__DIRECTIONS__. Copy each line exactly. Drop every picture.

__PROVIDED DATA__.
----------------------------------------

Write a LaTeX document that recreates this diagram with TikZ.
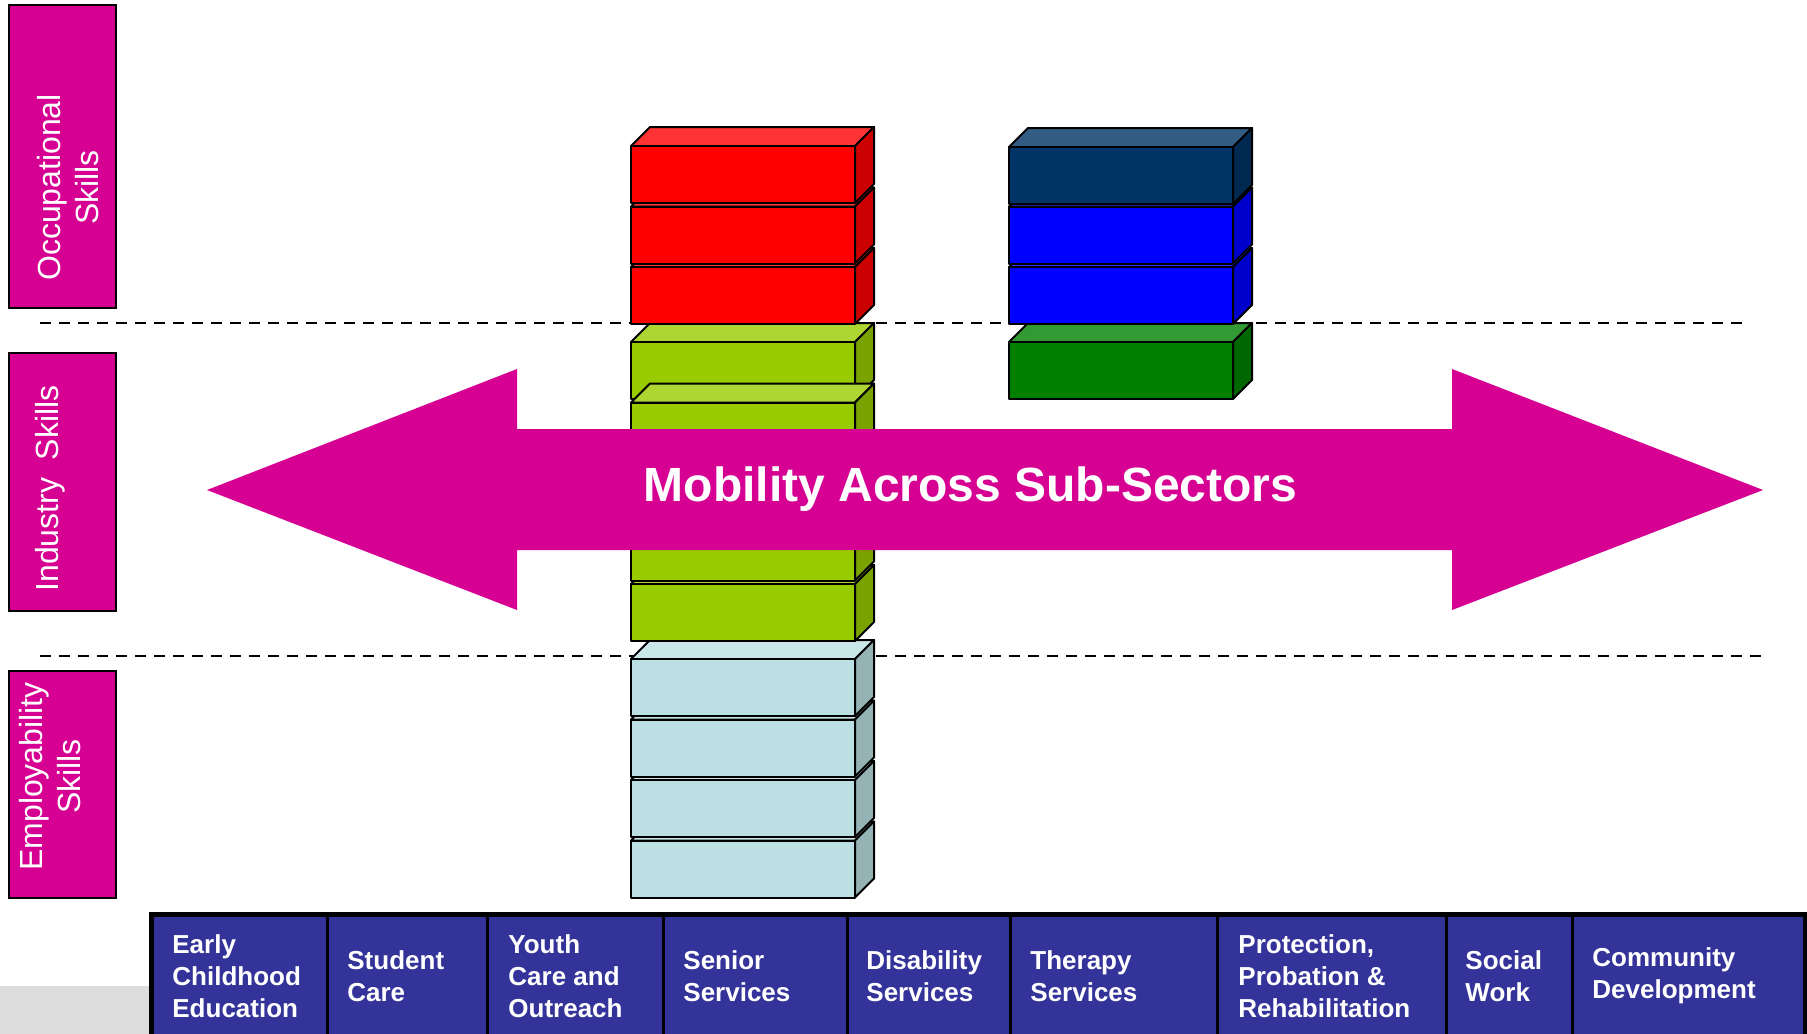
\documentclass[tikz,border=0pt]{standalone}
\usepackage{fontspec}
\setmainfont{Liberation Sans}
\definecolor{mag}{HTML}{D60093}
\definecolor{tblue}{HTML}{333399}
\definecolor{greyBg}{HTML}{DDDDDD}
\definecolor{redF}{HTML}{FF0000}\definecolor{redT}{HTML}{FF3333}\definecolor{redS}{HTML}{CC0000}
\definecolor{lgF}{HTML}{99CC00}\definecolor{lgT}{HTML}{ADD633}\definecolor{lgS}{HTML}{7AA300}
\definecolor{lbF}{HTML}{BBDFE2}\definecolor{lbT}{HTML}{C9E6E8}\definecolor{lbS}{HTML}{95B2B5}
\definecolor{nvF}{HTML}{003366}\definecolor{nvT}{HTML}{335C85}\definecolor{nvS}{HTML}{002952}
\definecolor{blF}{HTML}{0000FF}\definecolor{blT}{HTML}{3333FF}\definecolor{blS}{HTML}{0000CC}
\definecolor{gnF}{HTML}{008000}\definecolor{gnT}{HTML}{339933}\definecolor{gnS}{HTML}{006600}
% #1 = left x of front face, #2 = top y of front face, #3 = colour prefix
\newcommand\mycube[3]{%
  \filldraw[cubeline, fill=#3T] (#1,#2) -- ++(19,-19) -- ++(224,0) -- ++(-19,19) -- cycle;
  \filldraw[cubeline, fill=#3S] (#1+224,#2) -- ++(19,-19) -- ++(0,57) -- ++(-19,19) -- cycle;
  \filldraw[cubeline, fill=#3F] (#1,#2) rectangle ++(224,57);}
\begin{document}
\begin{tikzpicture}[x=0.5pt, y=-0.5pt,
  cubeline/.style={draw=black, line width=1pt, line join=round},
  labbox/.style={fill=mag, draw=black, line width=1pt},
  labtext/.style={text=white, font=\fontsize{16}{19}\selectfont, rotate=90, align=center, inner sep=0pt},
  sepline/.style={draw=black, line width=1pt, dash pattern=on 5.5pt off 4pt},
  celltext/.style={text=white, font=\bfseries\fontsize{13}{16}\selectfont, align=left, anchor=west, inner sep=0pt},
  divider/.style={draw=black, line width=1.5pt},
  bigarrow/.style={fill=mag}]
\useasboundingbox (0,0) rectangle (1807,1033);
\fill[white] (0,0) rectangle (1807,1033);

% grey strip bottom left
\fill[greyBg] (0,986) rectangle (200,1040);

% side labels
\path[labbox] (9,5) rectangle (116,308);
\path[labbox] (9,353) rectangle (116,611);
\path[labbox] (9,671) rectangle (116,898);
\node[labtext] (occ) at (68.3,187.5) {Occupational\\Skills};
\node[labtext] (ind) at (50.6,488.5) {Industry~~Skills};
\node[labtext] (emp) at (50.3,776.5) {Employability\\Skills};

% dashed separators
\coordinate (d1a) at (40,323); \coordinate (d1b) at (1748,323);
\coordinate (d2a) at (40,656); \coordinate (d2b) at (1763,656);
\draw[sepline] (d1a) -- (d1b);
\draw[sepline] (d2a) -- (d2b);

% left stack: light blue (bottom up)
\mycube{631}{840.5}{lb}
\mycube{631}{780}{lb}
\mycube{631}{719.5}{lb}
\mycube{631}{659}{lb}
% yellow-green
\mycube{631}{584}{lg}
\mycube{631}{523.5}{lg}
\mycube{631}{463}{lg}
\mycube{631}{342}{lg}
\mycube{631}{402.5}{lg}
% red
\mycube{631}{267}{red}
\mycube{631}{206.5}{red}
\mycube{631}{146}{red}

% right stack
\mycube{1009}{342}{gn}
\mycube{1009}{267}{bl}
\mycube{1009}{206.5}{bl}
\mycube{1009}{147}{nv}

% double arrow
\fill[bigarrow] (207,490) -- (517,369) -- (517,429) -- (1452,429) -- (1452,369)
  -- (1763,490) -- (1452,610) -- (1452,550) -- (517,550) -- (517,610) -- cycle;
\node[text=white, font=\bfseries\fontsize{24}{28}\selectfont, anchor=base, inner sep=0pt]
  (mob) at (970.5,501) {Mobility Across Sub-Sectors};

% bottom table
\fill[tblue] (151,914) rectangle (1807,1040);
\foreach \xx in {327,487,663,847,1010,1217,1446,1572}
  \draw[divider] (\xx,915) -- (\xx,1040);
\draw[black, line width=2.5pt] (151,1040) -- (151,914) -- (1805,914) -- (1805,1040);
\node[celltext] (c1) at (172,976) {Early\\Childhood\\Education};
\node[celltext] (c2) at (347,976) {Student\\Care};
\node[celltext] (c3) at (508,976) {Youth\\Care and\\Outreach};
\node[celltext] (c4) at (683,976) {Senior\\Services};
\node[celltext] (c5) at (866,976) {Disability\\Services};
\node[celltext] (c6) at (1030,976) {Therapy\\Services};
\node[celltext] (c7) at (1238,976) {Protection,\\Probation \&\\Rehabilitation};
\node[celltext] (c8) at (1465,976) {Social\\Work};
\node[celltext] (c9) at (1592,976) {Community\\Development};
\end{tikzpicture}
\end{document}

----------------------------------------

__RESULT OF THE EXERCISE__.
Write a LaTeX document that recreates this diagram with TikZ.
\documentclass[tikz,border=0pt]{standalone}
\usepackage{fontspec}
\setmainfont{Liberation Sans}
\definecolor{mag}{HTML}{D60093}
\definecolor{tblue}{HTML}{333399}
\definecolor{greyBg}{HTML}{DDDDDD}
\definecolor{redF}{HTML}{FF0000}\definecolor{redT}{HTML}{FF3333}\definecolor{redS}{HTML}{CC0000}
\definecolor{lgF}{HTML}{99CC00}\definecolor{lgT}{HTML}{ADD633}\definecolor{lgS}{HTML}{7AA300}
\definecolor{lbF}{HTML}{BBDFE2}\definecolor{lbT}{HTML}{C9E6E8}\definecolor{lbS}{HTML}{95B2B5}
\definecolor{nvF}{HTML}{003366}\definecolor{nvT}{HTML}{335C85}\definecolor{nvS}{HTML}{002952}
\definecolor{blF}{HTML}{0000FF}\definecolor{blT}{HTML}{3333FF}\definecolor{blS}{HTML}{0000CC}
\definecolor{gnF}{HTML}{008000}\definecolor{gnT}{HTML}{339933}\definecolor{gnS}{HTML}{006600}
% #1 = left x of front face, #2 = top y of front face, #3 = colour prefix
\newcommand\mycube[3]{%
  \filldraw[cubeline, fill=#3T] (#1,#2) -- ++(19,-19) -- ++(224,0) -- ++(-19,19) -- cycle;
  \filldraw[cubeline, fill=#3S] (#1+224,#2) -- ++(19,-19) -- ++(0,57) -- ++(-19,19) -- cycle;
  \filldraw[cubeline, fill=#3F] (#1,#2) rectangle ++(224,57);}
\begin{document}
\begin{tikzpicture}[x=0.5pt, y=-0.5pt,
  cubeline/.style={draw=black, line width=1pt, line join=round},
  labbox/.style={fill=mag, draw=black, line width=1pt},
  labtext/.style={text=white, font=\fontsize{16}{19}\selectfont, rotate=90, align=center, inner sep=0pt},
  sepline/.style={draw=black, line width=1pt, dash pattern=on 5.5pt off 4pt},
  celltext/.style={text=white, font=\bfseries\fontsize{13}{16}\selectfont, align=left, anchor=west, inner sep=0pt},
  divider/.style={draw=black, line width=1.5pt},
  bigarrow/.style={fill=mag}]
\useasboundingbox (0,0) rectangle (1807,1033);
\fill[white] (0,0) rectangle (1807,1033);

% grey strip bottom left
\fill[greyBg] (0,986) rectangle (200,1040);

% side labels
\path[labbox] (9,5) rectangle (116,308);
\path[labbox] (9,353) rectangle (116,611);
\path[labbox] (9,671) rectangle (116,898);
\node[labtext] (occ) at (68.3,187.5) {Occupational\\Skills};
\node[labtext] (ind) at (50.6,488.5) {Industry~~Skills};
\node[labtext] (emp) at (50.3,776.5) {Employability\\Skills};

% dashed separators
\coordinate (d1a) at (40,323); \coordinate (d1b) at (1748,323);
\coordinate (d2a) at (40,656); \coordinate (d2b) at (1763,656);
\draw[sepline] (d1a) -- (d1b);
\draw[sepline] (d2a) -- (d2b);

% left stack: light blue (bottom up)
\mycube{631}{840.5}{lb}
\mycube{631}{780}{lb}
\mycube{631}{719.5}{lb}
\mycube{631}{659}{lb}
% yellow-green
\mycube{631}{584}{lg}
\mycube{631}{523.5}{lg}
\mycube{631}{463}{lg}
\mycube{631}{342}{lg}
\mycube{631}{402.5}{lg}
% red
\mycube{631}{267}{red}
\mycube{631}{206.5}{red}
\mycube{631}{146}{red}

% right stack
\mycube{1009}{342}{gn}
\mycube{1009}{267}{bl}
\mycube{1009}{206.5}{bl}
\mycube{1009}{147}{nv}

% double arrow
\fill[bigarrow] (207,490) -- (517,369) -- (517,429) -- (1452,429) -- (1452,369)
  -- (1763,490) -- (1452,610) -- (1452,550) -- (517,550) -- (517,610) -- cycle;
\node[text=white, font=\bfseries\fontsize{24}{28}\selectfont, anchor=base, inner sep=0pt]
  (mob) at (970.5,501) {Mobility Across Sub-Sectors};

% bottom table
\fill[tblue] (151,914) rectangle (1807,1040);
\foreach \xx in {327,487,663,847,1010,1217,1446,1572}
  \draw[divider] (\xx,915) -- (\xx,1040);
\draw[black, line width=2.5pt] (151,1040) -- (151,914) -- (1805,914) -- (1805,1040);
\node[celltext] (c1) at (172,976) {Early\\Childhood\\Education};
\node[celltext] (c2) at (347,976) {Student\\Care};
\node[celltext] (c3) at (508,976) {Youth\\Care and\\Outreach};
\node[celltext] (c4) at (683,976) {Senior\\Services};
\node[celltext] (c5) at (866,976) {Disability\\Services};
\node[celltext] (c6) at (1030,976) {Therapy\\Services};
\node[celltext] (c7) at (1238,976) {Protection,\\Probation \&\\Rehabilitation};
\node[celltext] (c8) at (1465,976) {Social\\Work};
\node[celltext] (c9) at (1592,976) {Community\\Development};
\end{tikzpicture}
\end{document}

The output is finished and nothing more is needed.